There was a felicity in the flow of the first four words.
The letter F is a relatively new addition to the alphabet and only entered the language when the Romans decided they needed a letter to differentiate the sound of a soft and hard V around 200 BC. In Modern English the delicately pronounced F denotes all things festive; initializing words like fun, flirt, fresh, free will, fond, feast, folksy, friendly, flirtatious, flashy, fine, and festoon.
Shakespeare was particularly fond of this letter's alliterative qualities and often used it to convey a sense of urgency as in; Fly, father, fly; for all your friends are fledfrom Henry VI. And when he observed in the Merry Wives of Windsor that fairies use flowers for their charactery, he paved the way for the letter F to become the banner for the gay lifestyle-- flaming, flamboyant, fairy, fruity, fabulous, frolic, fellah, fag, fellatio, feminine, fashionable, fecund, fancy, fetish and fanny.
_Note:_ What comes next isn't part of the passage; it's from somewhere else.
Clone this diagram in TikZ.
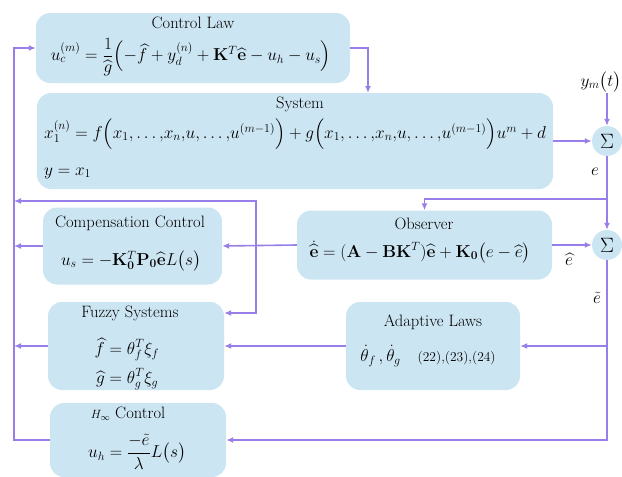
\documentclass[tikz,border=0pt]{standalone}
\usepackage{amsmath,amssymb}
\usetikzlibrary{arrows.meta,calc}
\definecolor{boxfill}{RGB}{204,229,242}
\definecolor{linecol}{RGB}{152,126,232}
\tikzset{
 blk/.style={draw=none, fill=boxfill, rounded corners=14pt, inner sep=0pt},
 sumnode/.style={circle, fill=boxfill, minimum size=30pt, inner sep=0pt, font=\fontsize{20}{24}\selectfont},
 ttl/.style={inner sep=0pt, font=\fontsize{16.5}{19}\selectfont},
 eqn/.style={inner sep=0pt, font=\fontsize{17}{20}\selectfont},
 lbl/.style={inner sep=0pt, font=\fontsize{17}{20}\selectfont},
 conn/.style={draw=linecol, line width=1.6pt},
 arr/.style={conn, -{Latex[length=7pt,width=6pt]}},
 arrboth/.style={conn, {Latex[length=7pt,width=6pt]}-{Latex[length=7pt,width=6pt]}},
}
\newcommand{\tc}{{,}}
\begin{document}
\begin{tikzpicture}[x=1pt,y=-1pt]
\useasboundingbox (0,0) rectangle (622,477);
% boxes
\node[blk, minimum width=314pt, minimum height=70pt] (CL) at (193,48) {};
\node[blk, minimum width=516pt, minimum height=96pt] (SYS) at (295,141) {};
\node[blk, minimum width=255pt, minimum height=69pt] (OBS) at (424.5,245) {};
\node[blk, minimum width=179pt, minimum height=77pt] (COMP) at (132.5,246) {};
\node[blk, minimum width=176pt, minimum height=88pt] (FUZ) at (136,346) {};
\node[blk, minimum width=174pt, minimum height=88pt] (ADP) at (433,346) {};
\node[blk, minimum width=176pt, minimum height=74pt] (HINF) at (138,440) {};
\node[sumnode] (S1) at (607,141) {$\Sigma$};
\node[sumnode] (S2) at (607,245) {$\Sigma$};
% texts
\node[ttl] (CLt) at (193,23) {Control Law};
\node[eqn] (CLe) at (191,57) {$u_c^{(m)} = \dfrac{1}{\widehat{g}}\Bigl(-\widehat{f} + y_d^{(n)} + \mathbf{K}^T\widehat{\mathbf{e}} - u_h - u_s\Bigr)$};
\node[ttl] (SYSt) at (300,104) {System};
\node[eqn, anchor=west] (SYSe) at (44,134) {$x_1^{(n)} = f\Bigl(x_1\tc\ldots\tc x_n\tc u\tc\ldots\tc u^{(m-1)}\Bigr) + g\Bigl(x_1\tc\ldots\tc x_n\tc u\tc\ldots\tc u^{(m-1)}\Bigr)u^m + d$};
\node[eqn, anchor=west] (SYSy) at (44,173) {$y = x_1$};
\node[ttl] (OBSt) at (424,224) {Observer};
\node[eqn] (OBSe) at (420,252) {$\dot{\widehat{\mathbf{e}}} = (\mathbf{A}-\mathbf{B}\mathbf{K}^T)\widehat{\mathbf{e}} + \mathbf{K}_{\mathbf{0}}\bigl(e-\widehat{e}\bigr)$};
\node[ttl] (COMPt) at (130,223) {Compensation Control};
\node[eqn] (COMPe) at (131,261) {$u_s = -\mathbf{K}_{\mathbf 0}^T\mathbf{P}_{\mathbf 0}\widehat{\mathbf e}L\bigl(s\bigr)$};
\node[ttl] (FUZt) at (130,313) {Fuzzy Systems};
\node[eqn] (FUZe) at (127,364) {$\begin{aligned}\widehat{f} &= \theta_f^T\xi_f\\[3pt] \widehat{g} &= \theta_g^T\xi_g\end{aligned}$};
\node[ttl] (ADPt) at (433,322) {Adaptive Laws};
\node[eqn] (ADPe) at (428,356) {$\dot\theta_f\,,\dot\theta_g$\quad{\fontsize{13.5}{15}\selectfont (22),(23),(24)}};
\node[ttl] (HINFt) at (128,414) {{\fontsize{13}{15}\selectfont$H_\infty$} Control};
\node[eqn] (HINFe) at (137,452) {$u_h = \dfrac{-\tilde e}{\lambda}L\bigl(s\bigr)$};
\node[lbl] (ym) at (601,82) {$y_m\bigl(t\bigr)$};
\node[lbl] (le) at (595,172) {$e$};
\node[lbl] (lhe) at (569,259) {$\widehat{e}$};
\node[lbl] (lte) at (597,298) {$\tilde e$};
% coordinates
\coordinate (c1) at (368,93);
\coordinate (ymb) at (607,93);
\coordinate (br) at (607,199);
\coordinate (lx) at (14,440);
\coordinate (t1) at (14,201);
\coordinate (t2) at (256,201);
\coordinate (t3) at (256,313);
\coordinate (rb) at (607,440);
% connectors
\draw[arr] (CL.east) -| (c1);
\draw[arr] (ymb) -- (S1.north);
\draw[arr] (SYS.east) -- (S1.west);
\draw[arr] (S1.south) -- (S2.north);
\draw[arr] (br) -| (OBS.north);
\draw[arr] (OBS.east) -- (S2.west);
\draw[arr] (OBS.west) -- (COMP.east);
\draw[arr] (COMP.west) -- (COMP.west -| lx);
\draw[arr] (FUZ.west) -- (FUZ.west -| lx);
\draw[arrboth] (t1) -- (t2) -- (t3) -- (t3 -| FUZ.east);
\draw[arr] (ADP.west) -- (FUZ.east);
\draw[arr] (S2.south) -- (rb) -- (HINF.east);
\draw[arr] (S2.south |- ADP.east) -- (ADP.east);
\draw[arr] (HINF.west) -- (lx) |- (CL.west);
\end{tikzpicture}
\end{document}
When the F teams up with the letter L, the resulting phoneme is associated with the flashy flapping of a bird's wings as in flippant, flighty, flowing, flushed, flowery, flee, flap, and fly, and when grouped with the letter R, words take on a decidedly frenzied quality as in frantic, frazzled, freaky, free, frenetic, frivolous, frolic, fresh, and frothy.
People whose first names begin with an F tend to be faithful and friendly, as borne out by the traditional meaning of the names Felicia and Felicity (happiness), Fidel (faithful), Forbes (prosperous), Frank (a free man), Fred, Fritz & Frieda (peaceful), Fremont (freedom mountain), and Fulbright (very light).
With the letter F’s flippant overtones, it’s not surprising that it doesn’t feature on any of the success lists of politics, medicine, money or the arts.